In the January-to-November period, consumer prices jumped by 5.5 percent year-on-year, the bureau said.

But inflation has declined now for four consecutive months, thanks to the falling prices of food and some imported raw materials, signaling "that economic policies in the coming year may tilt toward stabilizing growth", said Li Yang, deputy head of the Chinese Academy of Social Sciences and a former adviser to the central bank.

Policymakers are expected to hold their annual economic work conference next week to set the framework for economic policy for 2012. Some media and financial institutions have forecast that the theme of that conference might be "stabilize".

Food prices, which account for about 30 percent of the products and services monitored for the CPI statistics, increased by 8.8 percent in November compared with last year - the figure was 11.9 percent in October. Pork prices declined by 5.3 percent month-on-month, and vegetable prices by 6 percent, the NBS reported.

"The pork I just bought cost 21 yuan ($3.3) a kilogram, a good deal less than the 30 yuan it cost about four months ago," said Yang Xia, a 62-year-old retired worker shopping in a Beijing supermarket.

Li Daokui, an adviser to the monetary policy committee of the People's Bank of China, the central bank, predicted on Friday that whole-year CPI may drop to 2.9 percent in 2012, and could be 5.4 percent this year.

The producer price index rose 2.7 percent year-on-year in November, a 23-month low, from 5 percent in October, because of falling international commodity prices and shrinking domestic and overseas demand, according to the NBS.

Industrial output growth rose by 12.4 percent year-on-year, according to the NBS, the slowest pace in more than two years, indicating rapidly weakening economic growth.

"This is being driven by softening export growth and the rapidly cooling property market," said Zhang Zhiwei, chief economist at Nomura Securities (Hong Kong) Co Ltd.

Hu Xudong, director of Zhejiang Fuyang Jin'aobo Shoe Co Ltd, said he's worried about his business in the coming year.

"The export volume of our shoes next year is likely to drop because overseas orders are shrinking," said Hu. "Also, rising labor costs may continue to cut our profits."

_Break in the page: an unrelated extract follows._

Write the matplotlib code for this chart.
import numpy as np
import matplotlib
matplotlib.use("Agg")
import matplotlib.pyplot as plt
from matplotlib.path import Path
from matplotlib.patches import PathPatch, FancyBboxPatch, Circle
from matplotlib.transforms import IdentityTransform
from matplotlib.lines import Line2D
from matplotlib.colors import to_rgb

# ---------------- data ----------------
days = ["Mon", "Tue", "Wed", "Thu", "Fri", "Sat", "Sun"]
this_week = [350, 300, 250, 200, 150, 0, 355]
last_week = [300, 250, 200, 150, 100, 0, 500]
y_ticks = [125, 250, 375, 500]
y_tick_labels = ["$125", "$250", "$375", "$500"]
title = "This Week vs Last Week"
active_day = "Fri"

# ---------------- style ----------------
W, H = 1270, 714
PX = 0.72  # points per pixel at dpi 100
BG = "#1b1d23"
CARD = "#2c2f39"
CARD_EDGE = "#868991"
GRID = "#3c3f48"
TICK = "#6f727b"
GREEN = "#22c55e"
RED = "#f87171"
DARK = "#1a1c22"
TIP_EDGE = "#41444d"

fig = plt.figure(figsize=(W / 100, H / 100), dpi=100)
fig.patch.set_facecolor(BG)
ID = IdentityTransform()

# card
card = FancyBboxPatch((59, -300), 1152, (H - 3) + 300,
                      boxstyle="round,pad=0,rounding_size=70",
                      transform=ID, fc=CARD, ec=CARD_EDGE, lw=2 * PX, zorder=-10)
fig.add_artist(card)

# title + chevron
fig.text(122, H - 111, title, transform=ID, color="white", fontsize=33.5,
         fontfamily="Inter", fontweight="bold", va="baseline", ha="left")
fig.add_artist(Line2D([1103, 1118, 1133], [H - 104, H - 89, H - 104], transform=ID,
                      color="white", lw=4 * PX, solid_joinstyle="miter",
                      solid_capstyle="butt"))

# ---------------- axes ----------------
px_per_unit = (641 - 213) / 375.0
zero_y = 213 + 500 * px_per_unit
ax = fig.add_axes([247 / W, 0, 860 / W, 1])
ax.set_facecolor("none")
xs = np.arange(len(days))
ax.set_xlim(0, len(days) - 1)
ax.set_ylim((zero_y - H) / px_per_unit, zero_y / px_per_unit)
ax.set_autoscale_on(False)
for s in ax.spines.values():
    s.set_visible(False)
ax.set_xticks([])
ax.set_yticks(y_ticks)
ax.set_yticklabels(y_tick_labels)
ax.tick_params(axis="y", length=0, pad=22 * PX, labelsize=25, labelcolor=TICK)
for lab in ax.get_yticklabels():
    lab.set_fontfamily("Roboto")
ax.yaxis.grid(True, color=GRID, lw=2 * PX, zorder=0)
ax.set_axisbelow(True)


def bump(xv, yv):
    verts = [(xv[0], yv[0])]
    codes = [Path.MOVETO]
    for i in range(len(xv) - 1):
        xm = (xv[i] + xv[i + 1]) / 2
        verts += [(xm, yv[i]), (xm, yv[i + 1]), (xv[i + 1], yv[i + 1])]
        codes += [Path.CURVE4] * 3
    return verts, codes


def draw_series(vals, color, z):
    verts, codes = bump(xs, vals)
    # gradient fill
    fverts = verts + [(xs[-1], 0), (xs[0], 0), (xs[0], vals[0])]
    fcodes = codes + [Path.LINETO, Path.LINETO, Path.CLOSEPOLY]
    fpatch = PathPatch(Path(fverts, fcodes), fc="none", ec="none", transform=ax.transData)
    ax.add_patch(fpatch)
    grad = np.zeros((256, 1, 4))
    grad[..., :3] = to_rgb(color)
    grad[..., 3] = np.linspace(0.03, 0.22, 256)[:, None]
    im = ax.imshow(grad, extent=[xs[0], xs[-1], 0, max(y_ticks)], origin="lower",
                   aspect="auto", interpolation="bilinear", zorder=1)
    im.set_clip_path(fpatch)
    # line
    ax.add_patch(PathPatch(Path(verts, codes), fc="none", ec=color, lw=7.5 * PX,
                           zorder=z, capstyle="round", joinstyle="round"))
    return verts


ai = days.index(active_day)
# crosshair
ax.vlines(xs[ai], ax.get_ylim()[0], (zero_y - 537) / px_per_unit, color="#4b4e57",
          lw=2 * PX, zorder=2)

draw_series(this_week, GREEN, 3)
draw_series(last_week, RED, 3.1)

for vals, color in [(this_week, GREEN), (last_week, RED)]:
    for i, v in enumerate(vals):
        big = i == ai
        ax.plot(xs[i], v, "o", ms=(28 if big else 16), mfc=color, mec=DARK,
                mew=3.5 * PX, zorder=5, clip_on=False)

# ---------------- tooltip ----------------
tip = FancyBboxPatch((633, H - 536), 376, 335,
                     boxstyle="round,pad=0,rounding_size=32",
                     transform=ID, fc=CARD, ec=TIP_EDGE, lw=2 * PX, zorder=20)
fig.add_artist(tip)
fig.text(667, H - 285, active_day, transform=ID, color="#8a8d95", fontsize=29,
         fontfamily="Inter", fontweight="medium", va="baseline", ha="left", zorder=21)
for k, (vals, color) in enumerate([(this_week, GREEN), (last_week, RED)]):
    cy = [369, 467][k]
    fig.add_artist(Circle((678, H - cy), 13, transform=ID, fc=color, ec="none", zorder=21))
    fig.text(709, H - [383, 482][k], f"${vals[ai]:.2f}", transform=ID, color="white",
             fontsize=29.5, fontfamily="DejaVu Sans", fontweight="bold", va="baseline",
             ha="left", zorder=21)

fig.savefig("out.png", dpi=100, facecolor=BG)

Last month, growth in fixed-asset investment slowed to 24.5 percent, 0.4 percentage points lower than in October. Real estate investment growth dropped to 29.9 percent in November from October's 34.2 percent, according to the NBS statistics.

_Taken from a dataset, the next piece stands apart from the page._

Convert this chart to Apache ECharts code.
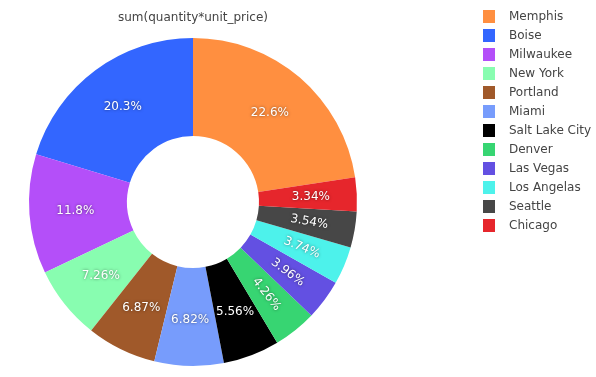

On Dec 1, the central bank announced that it would lower the reserve-requirement ratio (RRR) for commercial banks by 50 basis points, the first cut since December 2008. Many economists predicted that monetary policy may ease further in 2012, including at least two cuts in RRR in the first half, because of the gloomy outlook for the global economy.

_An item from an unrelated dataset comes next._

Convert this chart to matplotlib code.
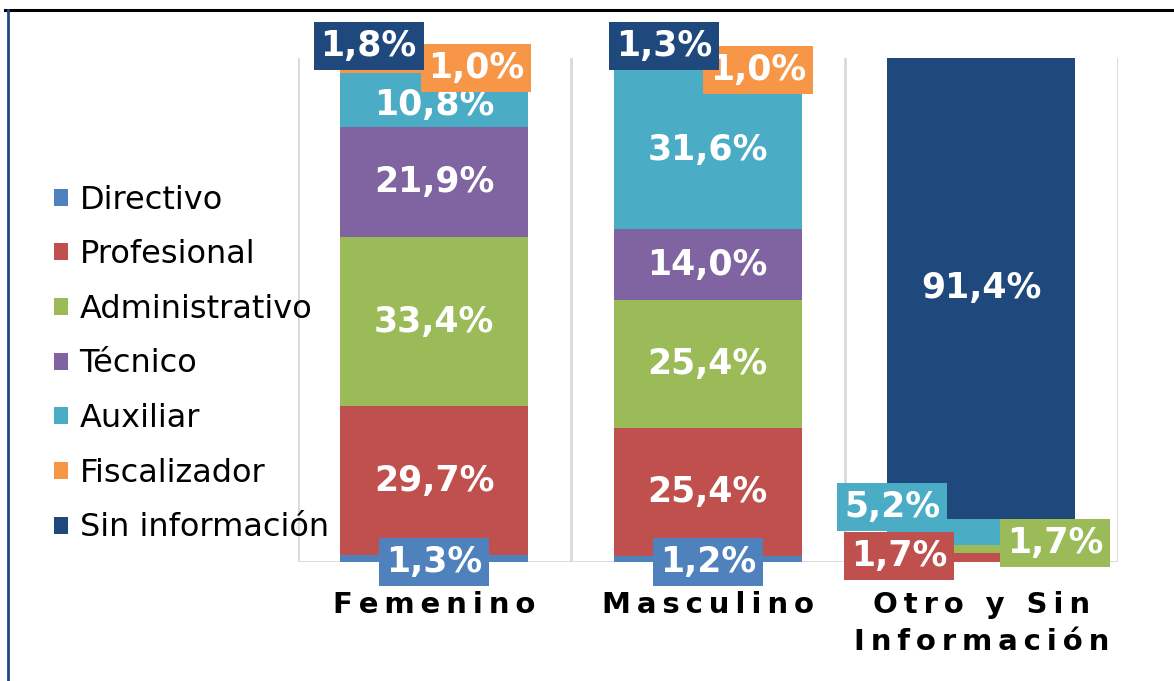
import numpy as np
import matplotlib
matplotlib.use("Agg")
import matplotlib.pyplot as plt
from matplotlib.lines import Line2D
from matplotlib.patches import Patch

# data
categories = ["Femenino", "Masculino", "Otro y Sin\nInformación"]
series = ["Directivo", "Profesional", "Administrativo", "Técnico",
          "Auxiliar", "Fiscalizador", "Sin información"]
directivo = [1.3, 1.2, 0.0]
profesional = [29.7, 25.4, 1.7]
administrativo = [33.4, 25.4, 1.7]
tecnico = [21.9, 14.0, 0.0]
auxiliar = [10.8, 31.6, 5.2]
fiscalizador = [1.0, 1.0, 0.0]
sin_info = [1.8, 1.3, 91.4]
values = [directivo, profesional, administrativo, tecnico, auxiliar, fiscalizador, sin_info]
colors = ["#4F81BD", "#C0504D", "#9BBB59", "#8064A2", "#4BACC6", "#F79646", "#1F497D"]

# small segments get a boxed label moved off the bar: (series, category) -> (dx, offset from segment center)
boxed = {
    (0, 0): (0.0, -0.65), (0, 1): (0.0, -0.6),
    (5, 0): (0.154, 0.4), (6, 0): (-0.24, 3.4),
    (5, 1): (0.185, -0.5), (6, 1): (-0.16, 3.15),
    (1, 2): (-0.30, 0.35), (2, 2): (0.27, 1.25), (4, 2): (-0.325, 4.9),
}
# inner labels nudged down a little
nudge = {(4, 0): -1.1}

W, H = 1174, 681
fig = plt.figure(figsize=(W / 100, H / 100), dpi=100)
ax = fig.add_axes([297.5 / W, 1 - 562 / H, (1118 - 297.5) / W, (562 - 58) / H])

x = np.arange(len(categories))
bottom = np.zeros(len(categories))
for i, vals in enumerate(values):
    vals = np.array(vals)
    ax.bar(x, vals, 0.687, bottom=bottom, color=colors[i], zorder=2, label=series[i])
    for j, v in enumerate(vals):
        if v <= 0:
            continue
        txt = f"{v:.1f}%".replace(".", ",")
        cy = bottom[j] + v / 2
        if (i, j) in boxed:
            dx, dy = boxed[(i, j)]
            ax.text(x[j] + dx, cy + dy, txt, ha="center", va="center", color="white",
                    fontsize=25, fontweight="bold", zorder=5 + i,
                    bbox=dict(boxstyle="square,pad=0.2", fc=colors[i], ec="none"))
        else:
            ax.text(x[j], cy + nudge.get((i, j), 0), txt, ha="center", va="center",
                    color="white", fontsize=25, fontweight="bold", zorder=4)
    bottom += vals

ax.set_xlim(-0.5, 2.5)
ax.set_ylim(0, 100)
for b in [-0.5, 0.5, 1.5, 2.5]:
    ax.axvline(b, color="#D9D9D9", lw=2, zorder=1)
ax.axhline(0, color="#D9D9D9", lw=2, zorder=1)
for s in ax.spines.values():
    s.set_visible(False)
ax.set_yticks([])
ax.set_xticks(x)
spaced = ["\n".join("\u2009".join(w) for w in c.split("\n")) for c in categories]
ax.set_xticklabels(spaced, fontsize=21, fontweight="bold", linespacing=1.42, va="top")
ax.tick_params(axis="x", length=0, pad=21)
ax.patch.set_visible(False)

handles = [Patch(facecolor=c, edgecolor="none") for c in colors]
fig.legend(handles, series, loc="center left", bbox_to_anchor=(54 / W, 1 - 364 / H),
           frameon=False, fontsize=23, handlelength=0.44, handleheight=0.44,
           handletextpad=0.36, labelspacing=0.74, borderpad=0, borderaxespad=0)

# frame lines
fig.add_artist(Line2D([5 / W, 1], [1 - 10 / H, 1 - 10 / H], color="black", lw=2.2))
fig.add_artist(Line2D([8 / W, 8 / W], [0, 1 - 10 / H], color="#1F497D", lw=2))

fig.savefig("out.png", dpi=100)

Zhu Min, deputy managing director of the International Monetary Fund, said on Friday that emerging economies are not immune to Europe's debt crisis, which threatens the stability of their economic systems. "The risk of economic slowdown in Asian countries is surging," he said.

According to Pu Yonghao, chief investment strategist with UBS Asia-Pacific, European countries and the United States may continue to loosen monetary policies while tightening fiscal policies to lower their unemployment rates and stimulate economic growth.

The US government will probably embark on a third round of quantitative easing next year if Europe slides into a recession and the US housing market continues to fall. This could increase market liquidity and bring imported inflationary pressure to China, he said.